──────── Material provided

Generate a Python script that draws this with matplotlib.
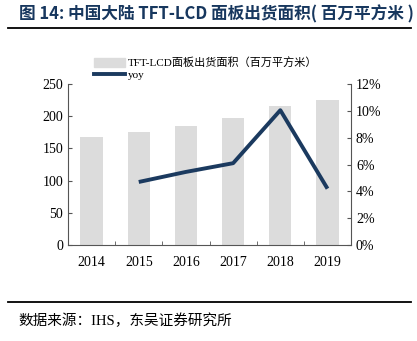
import matplotlib
matplotlib.use("Agg")
import matplotlib.pyplot as plt
from matplotlib.lines import Line2D
import numpy as np

years = ["2014", "2015", "2016", "2017", "2018", "2019"]
area = [168, 176, 185, 197, 216, 225]
yoy_years = ["2015", "2016", "2017", "2018", "2019"]
yoy = [4.7, 5.45, 6.1, 10.05, 4.2]

serif = ["Liberation Serif", "Noto Sans CJK SC"]
cjk = ["Noto Sans CJK SC", "DejaVu Sans"]
navy = "#1b3a5f"

fig = plt.figure(figsize=(4.17, 3.41), dpi=100)
ax = fig.add_axes([0.163, 0.2815, 0.679, 0.472])
x = np.arange(len(years))
bars = ax.bar(x, area, width=0.47, color="#dcdcdc", zorder=1)
ax.set_ylim(0, 250)
ax.set_yticks(range(0, 251, 50))
ax.set_xlim(-0.5, len(years) - 0.5)
ax.set_xticks(x)
ax.set_xticklabels(years)
ax.set_xticks(np.arange(0.5, len(years) - 1, 1), minor=True)
ax.tick_params(axis="x", which="major", length=0, pad=8)
ax.tick_params(axis="x", which="minor", direction="in", length=3, color="#555555")
ax.tick_params(axis="y", direction="in", length=3, color="#555555")
for s in ["top", "right"]:
    ax.spines[s].set_visible(False)
for s in ["left", "bottom"]:
    ax.spines[s].set_color("#555555")

ax2 = ax.twinx()
xi = [years.index(y) for y in yoy_years]
ax2.plot(xi, yoy, color=navy, lw=2.8, solid_capstyle="butt", zorder=3)
ax2.set_ylim(0, 12)
ax2.set_yticks(range(0, 13, 2))
ax2.set_yticklabels([f"{v}%" for v in range(0, 13, 2)])
ax2.tick_params(axis="y", direction="in", length=3, color="#555555")
for s in ["top", "left", "bottom"]:
    ax2.spines[s].set_visible(False)
ax2.spines["right"].set_color("#555555")

for a in (ax, ax2):
    for lab in a.get_xticklabels() + a.get_yticklabels():
        lab.set_fontfamily(serif)
        lab.set_fontsize(10)

handles = [plt.Rectangle((0, 0), 1, 1, color="#dcdcdc"),
           Line2D([0], [0], color=navy, lw=2.8)]
leg = fig.legend(handles, ["TFT-LCD面板出货面积（百万平方米）", "yoy"],
                 loc="upper left", bbox_to_anchor=(0.215, 0.845), frameon=False,
                 prop={"family": serif, "size": 8}, handlelength=2.8,
                 handleheight=0.9, labelspacing=0.15, handletextpad=0.2,
                 borderaxespad=0)

fig.text(0.045, 0.957, "图 14: 中国大陆 TFT-LCD 面板出货面积( 百万平方米 )",
         family=cjk, fontsize=12, fontweight="bold", color="#17375e",
         va="center", ha="left")
fig.add_artist(Line2D([0.02, 0.985], [0.918, 0.918], color="black", lw=1.3))
fig.add_artist(Line2D([0.02, 0.985], [0.114, 0.114], color="black", lw=1.3))
fig.text(0.045, 0.058, "数据来源：IHS，东吴证券研究所", family=serif,
         fontsize=10.5, va="center", ha="left")

fig.savefig("out.png", dpi=100)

────────────────

▶ **Set task**
Drop the images and repeat the data exactly.

▶ **Output for this task**
Generate a Python script that draws this with matplotlib.
import matplotlib
matplotlib.use("Agg")
import matplotlib.pyplot as plt
from matplotlib.lines import Line2D
import numpy as np

years = ["2014", "2015", "2016", "2017", "2018", "2019"]
area = [168, 176, 185, 197, 216, 225]
yoy_years = ["2015", "2016", "2017", "2018", "2019"]
yoy = [4.7, 5.45, 6.1, 10.05, 4.2]

serif = ["Liberation Serif", "Noto Sans CJK SC"]
cjk = ["Noto Sans CJK SC", "DejaVu Sans"]
navy = "#1b3a5f"

fig = plt.figure(figsize=(4.17, 3.41), dpi=100)
ax = fig.add_axes([0.163, 0.2815, 0.679, 0.472])
x = np.arange(len(years))
bars = ax.bar(x, area, width=0.47, color="#dcdcdc", zorder=1)
ax.set_ylim(0, 250)
ax.set_yticks(range(0, 251, 50))
ax.set_xlim(-0.5, len(years) - 0.5)
ax.set_xticks(x)
ax.set_xticklabels(years)
ax.set_xticks(np.arange(0.5, len(years) - 1, 1), minor=True)
ax.tick_params(axis="x", which="major", length=0, pad=8)
ax.tick_params(axis="x", which="minor", direction="in", length=3, color="#555555")
ax.tick_params(axis="y", direction="in", length=3, color="#555555")
for s in ["top", "right"]:
    ax.spines[s].set_visible(False)
for s in ["left", "bottom"]:
    ax.spines[s].set_color("#555555")

ax2 = ax.twinx()
xi = [years.index(y) for y in yoy_years]
ax2.plot(xi, yoy, color=navy, lw=2.8, solid_capstyle="butt", zorder=3)
ax2.set_ylim(0, 12)
ax2.set_yticks(range(0, 13, 2))
ax2.set_yticklabels([f"{v}%" for v in range(0, 13, 2)])
ax2.tick_params(axis="y", direction="in", length=3, color="#555555")
for s in ["top", "left", "bottom"]:
    ax2.spines[s].set_visible(False)
ax2.spines["right"].set_color("#555555")

for a in (ax, ax2):
    for lab in a.get_xticklabels() + a.get_yticklabels():
        lab.set_fontfamily(serif)
        lab.set_fontsize(10)

handles = [plt.Rectangle((0, 0), 1, 1, color="#dcdcdc"),
           Line2D([0], [0], color=navy, lw=2.8)]
leg = fig.legend(handles, ["TFT-LCD面板出货面积（百万平方米）", "yoy"],
                 loc="upper left", bbox_to_anchor=(0.215, 0.845), frameon=False,
                 prop={"family": serif, "size": 8}, handlelength=2.8,
                 handleheight=0.9, labelspacing=0.15, handletextpad=0.2,
                 borderaxespad=0)

fig.text(0.045, 0.957, "图 14: 中国大陆 TFT-LCD 面板出货面积( 百万平方米 )",
         family=cjk, fontsize=12, fontweight="bold", color="#17375e",
         va="center", ha="left")
fig.add_artist(Line2D([0.02, 0.985], [0.918, 0.918], color="black", lw=1.3))
fig.add_artist(Line2D([0.02, 0.985], [0.114, 0.114], color="black", lw=1.3))
fig.text(0.045, 0.058, "数据来源：IHS，东吴证券研究所", family=serif,
         fontsize=10.5, va="center", ha="left")

fig.savefig("out.png", dpi=100)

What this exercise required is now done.